DEA Program Uses Intelligence Information to Start Cases, Covers Up Source of Investigation

The Drug Enforcement Agency has been using information gleaned from intelligence wiretaps and a database of telephone records in order to build cases against American citizens, according to Reuters.

The cases being built by the DEA rarely have any connection to national security and law enforcement has been instructed to hide the original source of their information from both defense lawyers and prosecutors. Documents obtained by Reuters show that officers are shown how to "recreate" the investigative trail to conceal where the information came from. This could be a violation of a defendant's right to a fair trial since they would be unable to know if law enforcement made any mistakes in the investigation, according to Reuters.

"I have never heard of anything like this at all" Nancy Gertner, a Harvard Law School professor, said. "It is one thing to create special rules for national security. Ordinary crime is entirely different. It sounds like they are phonying up investigations."

Gertner told Reuters that she and other legal experts are troubled by the program. While the recently revealed National Security Agency's surveillance program targets terrorists the DEA program targets normal criminals, according to Reuters.

The program is run by the very secretive Special Operations Division of the DEA. Almost all of what the SOD does is classified including the location of its Virginia office.

"Remember that the utilization of SOD cannot be revealed or discussed in any investigative function," a document given to agents said. The document goes on to explain how SOD's involvement needs to be omitted from all official reports and that officers need to us "normal investigative techniques to recreate the information provided by SOD," according to Reuters.

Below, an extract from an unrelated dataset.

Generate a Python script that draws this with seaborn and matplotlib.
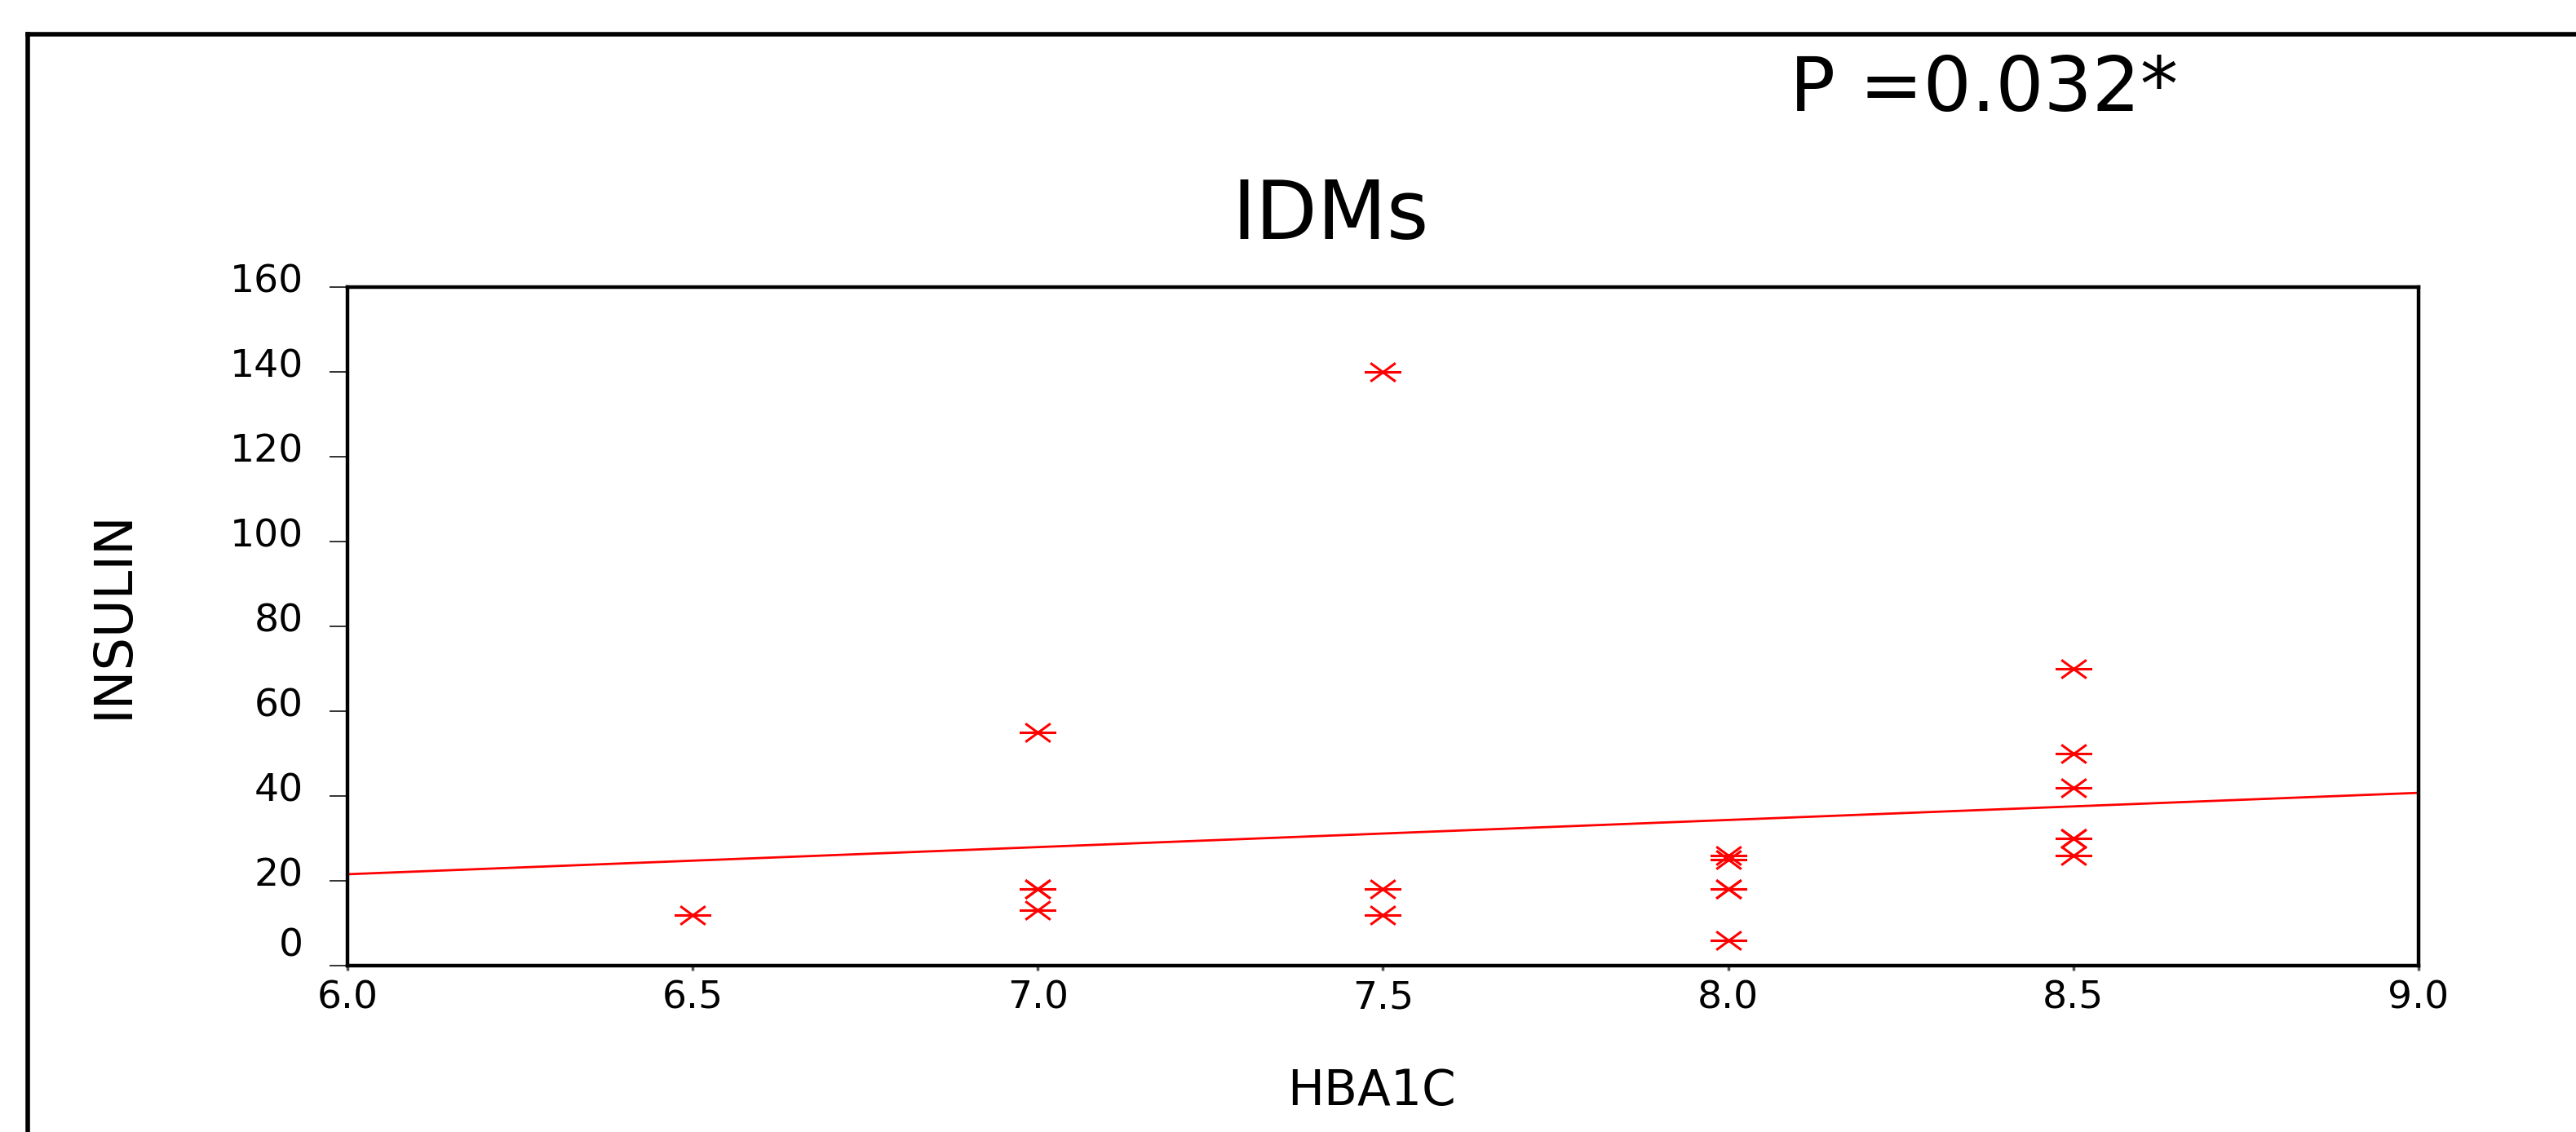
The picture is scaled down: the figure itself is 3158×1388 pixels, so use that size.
import numpy as np
import pandas as pd
import matplotlib
matplotlib.use("Agg")
import matplotlib.pyplot as plt
from matplotlib.path import Path
from matplotlib.lines import Line2D
from matplotlib.transforms import ScaledTranslation
import seaborn as sns

# IDMs group: HBA1C against INSULIN
hba1c = [6.5,
         7.0, 7.0, 7.0, 7.0,
         7.5, 7.5, 7.5,
         8.0, 8.0, 8.0, 8.0, 8.0,
         8.5, 8.5, 8.5, 8.5, 8.5, 8.5]
insulin = [12,
           55, 18, 18, 13,
           140, 18, 12,
           26, 25, 18, 18, 6,
           70, 50, 42, 30, 30, 26]

x_ticks = [6.0, 6.5, 7.0, 7.5, 8.0, 8.5, 9.0]
x_labels = ["6.0", "6.5", "7.0", "7.5", "8.0", "8.5", "9.0"]
y_ticks = [0, 20, 40, 60, 80, 100, 120, 140, 160]
y_labels = ["0", "20", "40", "60", "80", "100", "120", "140", "160"]

title = "IDMs"
p_text = "P =0.032*"

df = pd.DataFrame({"HBA1C": hba1c, "INSULIN": insulin})

sns.set_style("white")
plt.rcParams["font.family"] = ["DejaVu Sans"]
plt.rcParams["text.color"] = "black"

W, H = 3158, 1388
fig = plt.figure(figsize=(W / 100, H / 100), dpi=100)
fig.patch.set_facecolor("white")

# axes box in pixels: left 426, right 2965, top 352, bottom 1184
ax = fig.add_axes([426 / W, 1 - 1184 / H, (2965 - 426) / W, (1184 - 352) / H])
ax.set_xlim(6, 9)
ax.set_ylim(0, 160)

# SPSS style asterisk (wide, flat)
star = Path([(-1, 0), (1, 0), (-0.68, 0.5), (0.68, -0.5), (-0.68, -0.5), (0.68, 0.5)],
            [Path.MOVETO, Path.LINETO] * 3)

sns.regplot(data=df, x="HBA1C", y="INSULIN", ax=ax, ci=None, truncate=False,
            marker=star, color="red",
            scatter_kws=dict(s=1050, linewidths=2.2, alpha=1),
            line_kws=dict(lw=2.0))

ax.set_xlim(6, 9)
ax.set_ylim(0, 160)
ax.set_xticks(x_ticks)
ax.set_xticklabels(x_labels)
ax.set_yticks(y_ticks)
ax.set_yticklabels(y_labels)

for s in ax.spines.values():
    s.set_visible(True)
    s.set_color("black")
    s.set_linewidth(3.2)

ax.tick_params(axis="y", direction="out", length=16, width=1.4, color="#333333",
               pad=23, labelsize=34, labelcolor="black", left=True)
ax.tick_params(axis="x", direction="out", length=4.5, width=2.5, color="#555555",
               pad=8, labelsize=34, labelcolor="black", bottom=True)

# y tick labels sit a little above their ticks, the 0 more so
for val, lab in zip(y_ticks, ax.get_yticklabels()):
    dy = 29 if val == 0 else 11
    lab.set_transform(lab.get_transform() + ScaledTranslation(0, dy / 100, fig.dpi_scale_trans))

ax.set_xlabel("HBA1C", fontsize=43, color="black")
ax.xaxis.set_label_coords((1682 - 426) / 2539, (1184 - 1339) / 832)
ax.xaxis.label.set_va("center")
ax.set_ylabel("INSULIN", fontsize=46, color="black")
ax.yaxis.set_label_coords((139 - 426) / 2539, (1184 - 753) / 832)
ax.yaxis.label.set_va("center")

ax.set_title(title, fontsize=71, x=(1631 - 426) / 2539, y=(1184 - 266) / 832,
             va="center", pad=0, color="black")
fig.text(2432 / W, 1 - 110 / H, p_text, fontsize=67, ha="center", va="center",
         color="black")

# outer frame (left and top edges only show)
fig.add_artist(Line2D([34 / W, 34 / W], [0, 1 - 42 / H], transform=fig.transFigure,
                      color="black", lw=4, solid_capstyle="projecting"))
fig.add_artist(Line2D([34 / W, 1], [1 - 42 / H, 1 - 42 / H], transform=fig.transFigure,
                      color="black", lw=4, solid_capstyle="projecting"))

fig.savefig("out.png", dpi=100, facecolor="white")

An anonymous former federal agent described the process.

"You'd be told only, 'Be at a certain truck stop at a certain time and look for a certain vehicle,'" the agent told Reuters. "And so we'd alert the state police to find an excuse to stop that vehicle, and then have a drug dog search it."

Lawrence Lustberg, a New Jersey defense attorney, believes that if the government is concealing the way drug investigations are started that it "would not only be alarming but pretty blatantly unconstitutional," according to Reuters.

"You can't game the system," former prosecutor Henry Hockeimer said. "You can't create this subterfuge. These are drug crimes, not national security cases. If you don't draw the line here, where do you draw it?"

Some prosecutors have been forced to drop cases because they did not feel that the case would be able to stand in court if it came from an SOD investigation.

"Lying about where the information came from is a bad start if you're trying to comply with the law because it can lead to all kinds of problems with discovery and candor to the court," the prosecutor who wished to remain anonymous told Reuters.

DEA agents have said that while SOD tips were not always helpful that they have helped catch many criminals that might have otherwise gotten away.

"It was an amazing tool," a retired federal agent told Reuters. "Our big fear was that it wouldn't stay secret."